## Begin

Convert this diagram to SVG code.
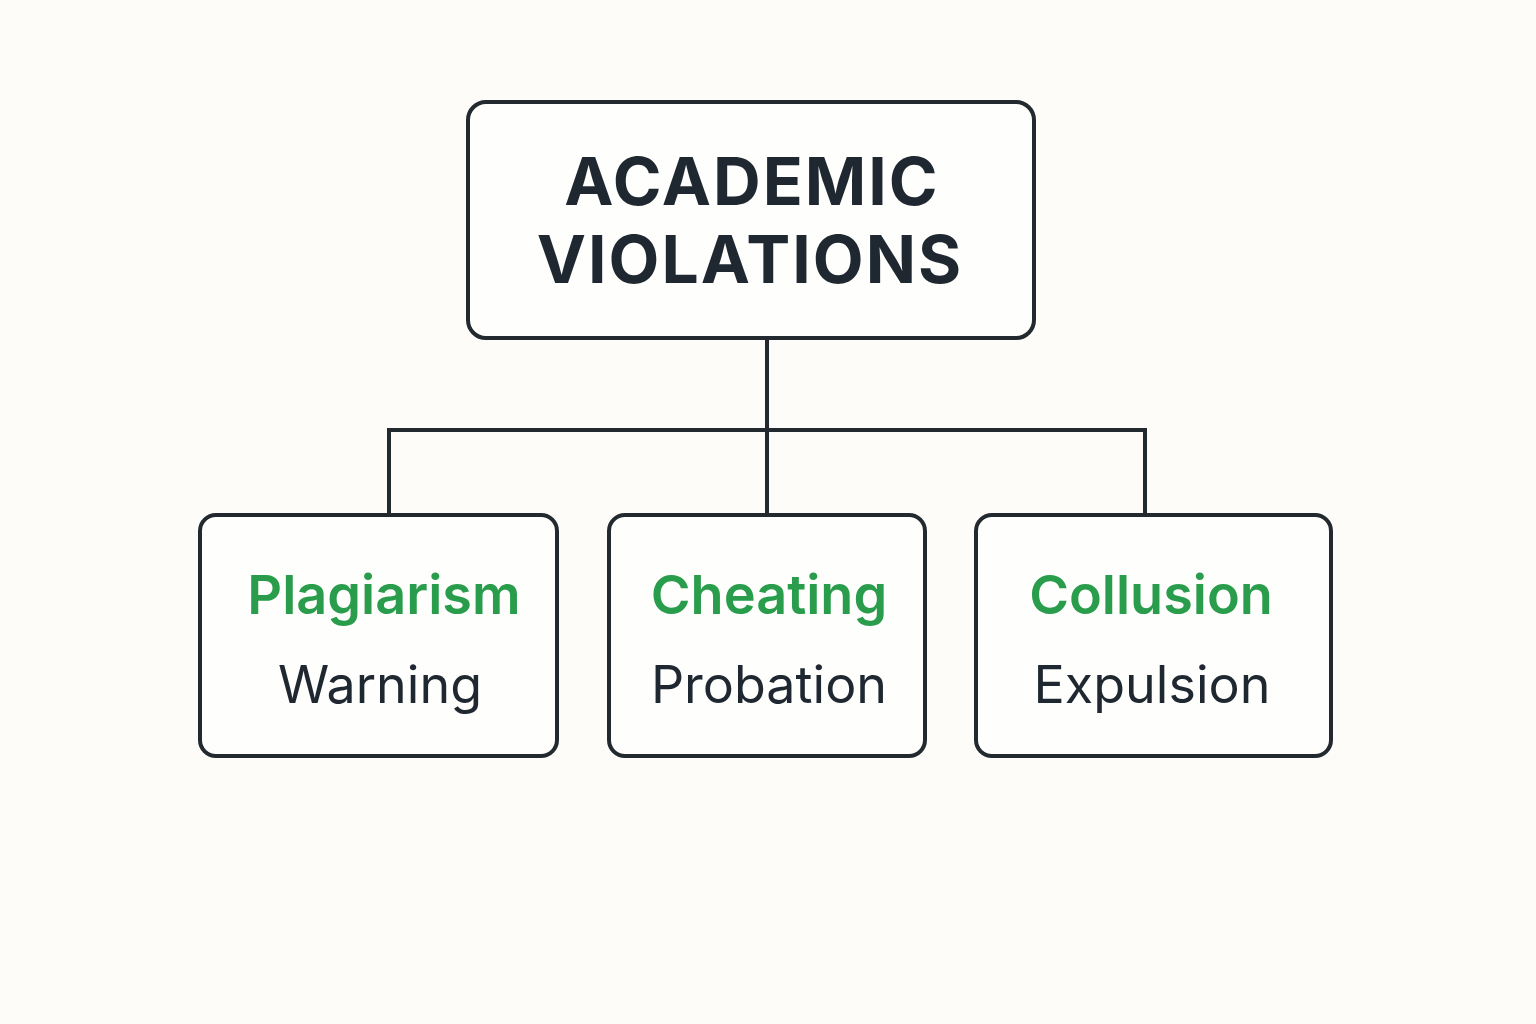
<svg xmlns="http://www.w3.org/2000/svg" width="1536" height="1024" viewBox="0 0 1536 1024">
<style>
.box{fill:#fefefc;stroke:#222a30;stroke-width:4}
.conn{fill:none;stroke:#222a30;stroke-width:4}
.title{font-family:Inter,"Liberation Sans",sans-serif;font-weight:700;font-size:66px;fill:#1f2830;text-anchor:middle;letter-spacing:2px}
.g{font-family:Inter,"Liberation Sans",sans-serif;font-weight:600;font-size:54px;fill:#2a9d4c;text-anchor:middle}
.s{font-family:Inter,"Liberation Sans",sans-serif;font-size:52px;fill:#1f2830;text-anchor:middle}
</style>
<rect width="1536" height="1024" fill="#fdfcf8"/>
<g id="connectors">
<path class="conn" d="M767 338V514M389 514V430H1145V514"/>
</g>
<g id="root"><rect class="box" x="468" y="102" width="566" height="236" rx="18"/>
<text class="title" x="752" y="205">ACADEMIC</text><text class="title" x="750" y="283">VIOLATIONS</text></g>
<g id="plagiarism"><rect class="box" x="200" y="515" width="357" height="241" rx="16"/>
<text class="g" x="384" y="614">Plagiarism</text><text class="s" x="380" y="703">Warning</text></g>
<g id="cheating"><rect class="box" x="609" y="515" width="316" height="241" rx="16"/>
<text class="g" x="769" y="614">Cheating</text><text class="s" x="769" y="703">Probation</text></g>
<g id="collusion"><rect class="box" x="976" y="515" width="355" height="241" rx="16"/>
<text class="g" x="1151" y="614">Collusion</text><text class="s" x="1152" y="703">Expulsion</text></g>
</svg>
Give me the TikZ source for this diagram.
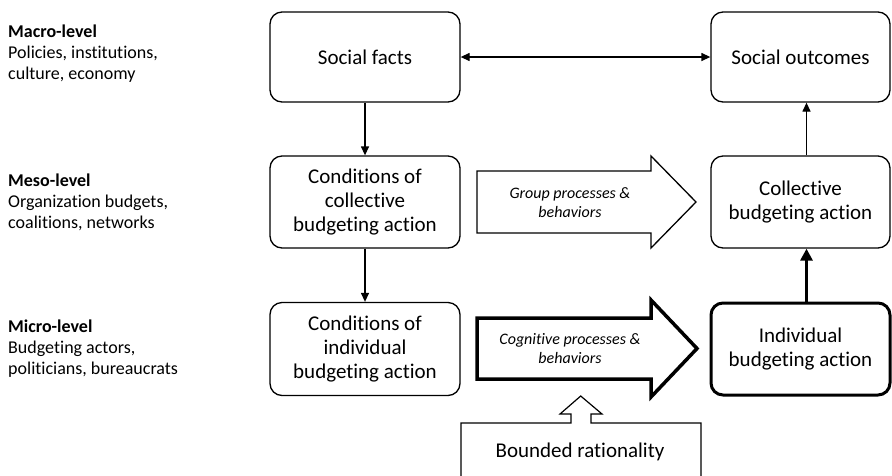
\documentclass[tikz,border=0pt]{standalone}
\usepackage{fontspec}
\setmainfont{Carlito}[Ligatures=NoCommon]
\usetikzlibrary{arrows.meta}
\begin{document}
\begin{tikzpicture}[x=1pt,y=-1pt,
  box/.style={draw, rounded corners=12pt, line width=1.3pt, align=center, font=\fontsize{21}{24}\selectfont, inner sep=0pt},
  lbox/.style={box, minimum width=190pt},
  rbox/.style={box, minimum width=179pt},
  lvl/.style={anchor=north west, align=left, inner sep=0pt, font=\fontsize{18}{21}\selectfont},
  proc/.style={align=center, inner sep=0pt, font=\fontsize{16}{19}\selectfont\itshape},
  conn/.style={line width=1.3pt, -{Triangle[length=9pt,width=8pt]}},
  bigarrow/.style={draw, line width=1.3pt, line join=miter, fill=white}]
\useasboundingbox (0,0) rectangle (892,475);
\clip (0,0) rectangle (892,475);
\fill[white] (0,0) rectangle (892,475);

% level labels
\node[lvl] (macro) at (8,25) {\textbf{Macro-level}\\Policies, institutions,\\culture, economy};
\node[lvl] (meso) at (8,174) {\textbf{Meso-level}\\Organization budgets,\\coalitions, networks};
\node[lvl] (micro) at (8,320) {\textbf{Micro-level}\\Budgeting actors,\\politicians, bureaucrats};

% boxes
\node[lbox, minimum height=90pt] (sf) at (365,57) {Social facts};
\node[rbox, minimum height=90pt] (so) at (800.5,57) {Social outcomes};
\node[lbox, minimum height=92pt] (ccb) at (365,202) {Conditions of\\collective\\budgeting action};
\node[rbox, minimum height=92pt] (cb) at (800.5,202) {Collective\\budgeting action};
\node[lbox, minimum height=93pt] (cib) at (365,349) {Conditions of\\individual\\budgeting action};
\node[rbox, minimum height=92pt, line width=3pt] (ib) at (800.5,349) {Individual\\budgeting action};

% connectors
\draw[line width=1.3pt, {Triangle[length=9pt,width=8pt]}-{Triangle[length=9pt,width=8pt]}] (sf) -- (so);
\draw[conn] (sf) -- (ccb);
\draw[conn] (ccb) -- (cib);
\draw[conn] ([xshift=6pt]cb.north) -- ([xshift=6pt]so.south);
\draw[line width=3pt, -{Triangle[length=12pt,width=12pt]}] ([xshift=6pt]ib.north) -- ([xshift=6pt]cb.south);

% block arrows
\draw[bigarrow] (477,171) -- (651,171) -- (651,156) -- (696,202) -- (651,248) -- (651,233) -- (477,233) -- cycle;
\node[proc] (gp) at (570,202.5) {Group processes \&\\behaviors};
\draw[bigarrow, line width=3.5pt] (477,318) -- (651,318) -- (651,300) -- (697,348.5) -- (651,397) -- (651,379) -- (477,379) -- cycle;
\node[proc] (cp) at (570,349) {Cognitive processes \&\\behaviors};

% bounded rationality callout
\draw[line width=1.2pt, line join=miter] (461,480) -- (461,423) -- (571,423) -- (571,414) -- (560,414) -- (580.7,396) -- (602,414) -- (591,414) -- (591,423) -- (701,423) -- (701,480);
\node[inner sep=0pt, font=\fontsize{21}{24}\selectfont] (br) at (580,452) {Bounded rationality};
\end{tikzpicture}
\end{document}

## End

■ **PROBLEM REQUIREMENTS**
Go through the records above, find every line with the word "this", and list those lines.

■ **IN RESPONSE**
Convert this diagram to SVG code.
Give me the TikZ source for this diagram.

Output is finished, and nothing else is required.